A top U.S. general says violence has reached on all-time high in Afghanistan, but Turkey’s foreign minister said Saturday that his troops have suffered only one attack in almost four years.

Turkey, the Muslim nation with the highest number of troops and civilian workers in the NATO-led International Security Assistance Force, has some 800 troops in the country. A separate team of about 140 civilians carries out aid projects in a violent province just west of Kabul, a region where U.S. troops have faced dozens of attacks this year.

But Foreign Minister Ahmet Davutoglu said Turkish troops and civilians face little danger here because of the relations that Turkish citizens have built with Afghans. The fact that the two countries share a common religion plays a part but is not the only reason, he said.

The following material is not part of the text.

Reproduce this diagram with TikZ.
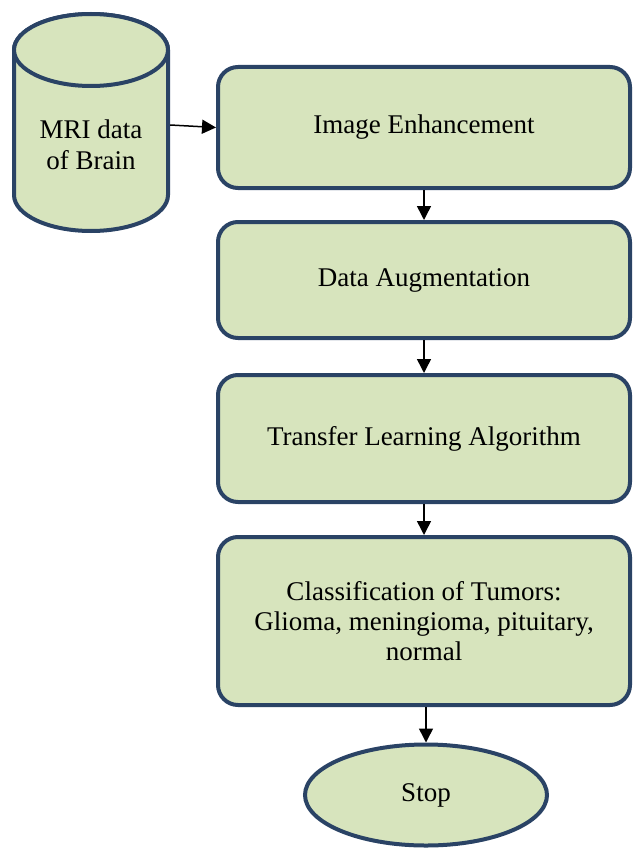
\documentclass[tikz,border=0pt]{standalone}
\usepackage{fontspec}
\setmainfont{Liberation Serif}
\usetikzlibrary{shapes.geometric, arrows.meta}

\definecolor{boxfill}{HTML}{D7E4BD}
\definecolor{boxline}{HTML}{2A4365}

\tikzset{
  stepbox/.style={draw=boxline, line width=4pt, fill=boxfill, rounded corners=20pt,
    minimum width=412pt, align=center, font=\fontsize{27}{30}\selectfont},
  dbline/.style={draw=boxline, line width=4pt, fill=boxfill},
  endbox/.style={draw=boxline, line width=4pt, fill=boxfill, ellipse,
    minimum width=242pt, minimum height=101pt, font=\fontsize{27}{30}\selectfont},
  flow/.style={-{Triangle[length=14pt,width=14pt]}, line width=1.5pt}
}

\begin{document}
\begin{tikzpicture}[x=1pt, y=-1pt]
\useasboundingbox (0,0) rectangle (632,848);

% Base de dados (cilindro)
\draw[dbline] (14,50) -- (14,195) arc (180:360:77 and -36) -- (168,50) arc (0:180:77 and -36) -- cycle;
\draw[dbline] (91,50) ellipse (77 and 36);
\node[align=center, minimum width=158pt, font=\fontsize{27}{31}\selectfont] (mri) at (91,145) {MRI data\\of Brain};

% Etapas
\node[stepbox, minimum height=121pt] (enh) at (424,127.5) {Image Enhancement};
\node[stepbox, minimum height=116pt] (aug) at (424,280) {Data Augmentation};
\node[stepbox, minimum height=127pt] (tl) at (424,438.5) {Transfer Learning Algorithm};
\node[stepbox, minimum height=168pt] (cls) at (424,621) {Classification of Tumors:\\Glioma, meningioma, pituitary,\\normal};

% Fim
\node[endbox] (stop) at (426,795) {Stop};

% Setas
\draw[flow] ([yshift=20pt]mri.east) -- (enh.west);
\draw[flow] (enh) -- (aug);
\draw[flow] (aug) -- (tl);
\draw[flow] (tl) -- (cls);
\draw[flow] (cls.south -| stop.north) -- (stop);
\end{tikzpicture}
\end{document}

“If you give confidence to the people that you are here for civilian purposes, not just for security and you are not … seeing them as a threat, this physical relationship is very important,” he told The Associated Press in an interview. “We shouldn’t give the impression to the people of Afghanistan that we see (them) as a possible threat.”

The Turkish provincial reconstruction team based in the capital of Wardak province conducts reading, writing and computer courses for women. Turkey has also built 42 schools and about 25 hospitals in Afghanistan, Davutoglu said.

Davutoglu’s advice to U.S. and other NATO nations seeking to tamp down rising violence in their regions of Afghanistan: ramp up nonmilitary projects.

“We see nonmilitary measures as important, even more important than the military and security issues,” he said. “Sustainability of security could be achieved only through economic development, political stability and cultural coexistence.”

The NATO-led force has a network of provincial reconstruction teams around the country manned by various countries. The teams concentrate on aid and construction projects.

Militant attacks have risen steadily in the last three years and have reached a new high. U.S. Gen. David Petraeus said Afghanistan saw 400 insurgent attacks during the first week of June. In comparison, there were less than 50 attacks per week in January 2004.